Dive Brief:
- Schneider National reported Q4 income from operations fell 14% year over year to $36.5 million, the carrier said in a Jan. 29 earnings release.
- Executives said weak freight conditions and lower volumes led to the company falling short of meeting its previously projected guidance. The carrier forecasts its full-year 2026 guidance to range between 70 cents and $1.

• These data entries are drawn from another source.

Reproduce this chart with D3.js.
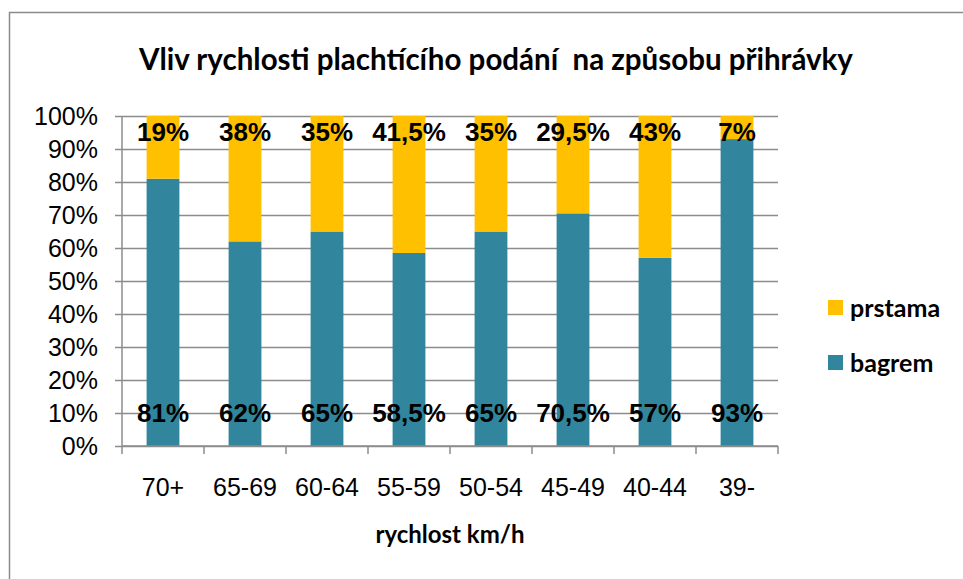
<!DOCTYPE html>
<html>
<head>
<meta charset="utf-8">
<script src="https://cdn.jsdelivr.net/npm/d3@7"></script>
<style>
  body { margin: 0; background: #fff; }
  svg { display: block; }
</style>
</head>
<body>
<div id="chart-area"></div>
<script>
// data
var categories = ["70+", "65-69", "60-64", "55-59", "50-54", "45-49", "40-44", "39-"];
var bagrem = [81, 62, 65, 58.5, 65, 70.5, 57, 93];
var prstama = [19, 38, 35, 41.5, 35, 29.5, 43, 7];
var yTicks = [0, 10, 20, 30, 40, 50, 60, 70, 80, 90, 100];
var seriesNames = ["prstama", "bagrem"];
var colors = { bagrem: "#31859C", prstama: "#FFC000" };

var W = 963, H = 579;
var margin = { left: 122, right: 185, top: 116, bottom: 133 };
var width = W - margin.left - margin.right;
var height = H - margin.top - margin.bottom;

var svg = d3.select("#chart-area")
    .append("svg")
    .attr("width", W)
    .attr("height", H);

// outer chart frame (only top and left visible)
svg.append("path")
    .attr("d", "M9.5," + H + "V12.5H" + W)
    .attr("fill", "none")
    .attr("stroke", "#8a8a8a")
    .attr("stroke-width", 1.5);

svg.append("text")
    .attr("x", 496)
    .attr("y", 70)
    .attr("text-anchor", "middle")
    .attr("font-family", "Lato, 'Open Sans', sans-serif")
    .attr("font-weight", "bold")
    .attr("font-size", "29.5px")
    .style("white-space", "pre")
    .text("Vliv rychlosti plachtícího podání  na způsobu přihrávky");

var g = svg.append("g")
    .attr("transform", "translate(" + margin.left + "," + margin.top + ")");

var x = d3.scaleBand()
    .domain(categories)
    .range([0, width])
    .paddingInner(0.6)
    .paddingOuter(0.3);

var y = d3.scaleLinear()
    .domain([0, 100])
    .range([height, 0]);

// gridlines + y axis
var yAxisCall = d3.axisLeft(y)
    .tickValues(yTicks)
    .tickSize(-width)
    .tickFormat(function (d) { return d + "%"; });

var yAxis = g.append("g")
    .attr("class", "y-axis")
    .call(yAxisCall);
yAxis.select(".domain").remove();
yAxis.selectAll("line")
    .attr("x1", -7)
    .attr("stroke", "#8c8c8c")
    .attr("stroke-width", 1.5);
yAxis.selectAll("text")
    .attr("x", -24)
    .attr("font-family", "Arial, 'Liberation Sans', sans-serif")
    .attr("font-size", "25px")
    .attr("fill", "#000");

// stacked bars
var rows = categories.map(function (c, i) {
    return { cat: c, bagrem: bagrem[i], prstama: prstama[i] };
});
var stack = d3.stack().keys(["bagrem", "prstama"]);
var layers = stack(rows);

g.selectAll(".layer")
    .data(layers)
    .enter().append("g")
    .attr("class", "layer")
    .attr("fill", function (d) { return colors[d.key]; })
    .selectAll("rect")
    .data(function (d) { return d; })
    .enter().append("rect")
    .attr("x", function (d) { return x(d.data.cat); })
    .attr("y", function (d) { return y(d[1]); })
    .attr("width", x.bandwidth())
    .attr("height", function (d) { return y(d[0]) - y(d[1]); });

// x axis
var xAxisCall = d3.axisBottom(x).tickSize(0).tickPadding(0);
var xAxis = g.append("g")
    .attr("class", "x-axis")
    .attr("transform", "translate(0," + height + ")")
    .call(xAxisCall);
xAxis.select(".domain").remove();
xAxis.selectAll("text")
    .attr("y", 32)
    .attr("font-family", "Arial, 'Liberation Sans', sans-serif")
    .attr("font-size", "25px")
    .attr("fill", "#000");

g.append("line")
    .attr("x1", 0).attr("x2", width)
    .attr("y1", height).attr("y2", height)
    .attr("stroke", "#8c8c8c").attr("stroke-width", 1.5);
g.append("line")
    .attr("x1", 0).attr("x2", 0)
    .attr("y1", 0).attr("y2", height)
    .attr("stroke", "#8c8c8c").attr("stroke-width", 1.5);
g.selectAll(".xtick")
    .data(d3.range(categories.length + 1))
    .enter().append("line")
    .attr("class", "xtick")
    .attr("x1", function (i) { return i * x.step(); })
    .attr("x2", function (i) { return i * x.step(); })
    .attr("y1", height)
    .attr("y2", height + 8)
    .attr("stroke", "#8c8c8c").attr("stroke-width", 1.5);

// data labels
var fmt = function (v) { return String(v).replace(".", ",") + "%"; };
g.selectAll(".lab-top")
    .data(rows)
    .enter().append("text")
    .attr("class", "lab-top")
    .attr("x", function (d) { return x(d.cat) + x.bandwidth() / 2; })
    .attr("y", y(92.3))
    .attr("text-anchor", "middle")
    .attr("font-family", "Arial, 'Liberation Sans', sans-serif")
    .attr("font-weight", "bold")
    .attr("font-size", "26px")
    .text(function (d) { return fmt(d.prstama); });

g.selectAll(".lab-bot")
    .data(rows)
    .enter().append("text")
    .attr("class", "lab-bot")
    .attr("x", function (d) { return x(d.cat) + x.bandwidth() / 2; })
    .attr("y", y(10))
    .attr("dy", "0.35em")
    .attr("text-anchor", "middle")
    .attr("font-family", "Arial, 'Liberation Sans', sans-serif")
    .attr("font-weight", "bold")
    .attr("font-size", "26px")
    .text(function (d) { return fmt(d.bagrem); });

// x axis title
svg.append("text")
    .attr("x", 450)
    .attr("y", 543)
    .attr("text-anchor", "middle")
    .attr("font-family", "Lato, 'Open Sans', sans-serif")
    .attr("font-weight", "bold")
    .attr("font-size", "24px")
    .text("rychlost km/h");

// legend
var legend = svg.selectAll(".legend")
    .data(seriesNames)
    .enter().append("g")
    .attr("class", "legend")
    .attr("transform", function (d, i) { return "translate(828," + (300 + i * 55) + ")"; });
legend.append("rect")
    .attr("width", 15)
    .attr("height", 15)
    .attr("fill", function (d) { return colors[d]; });
legend.append("text")
    .attr("x", 22)
    .attr("y", 8)
    .attr("dy", "0.35em")
    .attr("font-family", "Lato, 'Open Sans', sans-serif")
    .attr("font-weight", "bold")
    .attr("font-size", "25px")
    .text(function (d) { return d; });
</script>
</body>
</html>
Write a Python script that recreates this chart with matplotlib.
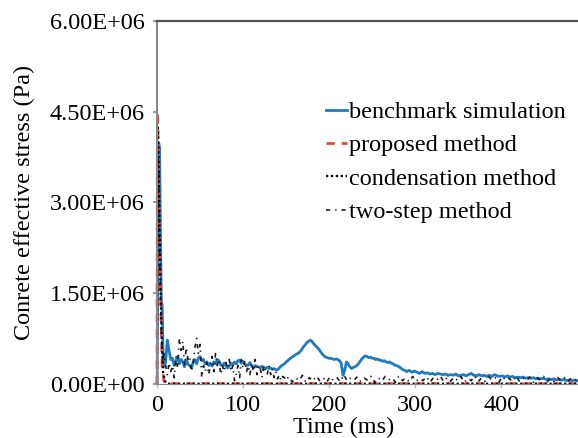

- However, while the company’s overall profitability fell in Q4, business gained through its acquisition of Cowan Systems propelled revenues in its truckload segment to rise 9% YoY to $49.9 million, the company said in the release.
Dive Insight:
Schneider National’s acquisition of Cowan Systems continues to yield dividends for the carrier as it works through weak demand across the industry that has lingered for more than three years. Such soft market conditions have driven some companies to bankruptcy while also fueling acquisitions among trucking companies seeking scale.
Growing its dedicated business segment is part of Schneider’s strategy to bolster its market position in areas of specialty equipment, President and CEO Mark Rourke said on a Jan. 29 call with analysts, adding that it is “now a majority of our pipeline.”
“We are seeing strength in food and beverage, home improvement and automotive verticals,” Rourke said.
The company’s focus on specialty areas is “creating durability in the business,” he said. It has also helped Schneider to diversify its revenue base, which in turn guides the company to seek new growth opportunities, Rourke said.
“Manufacturing was one of those that we had targeted,” he said, adding that automotive parts are “playing a bigger role in our portfolio.”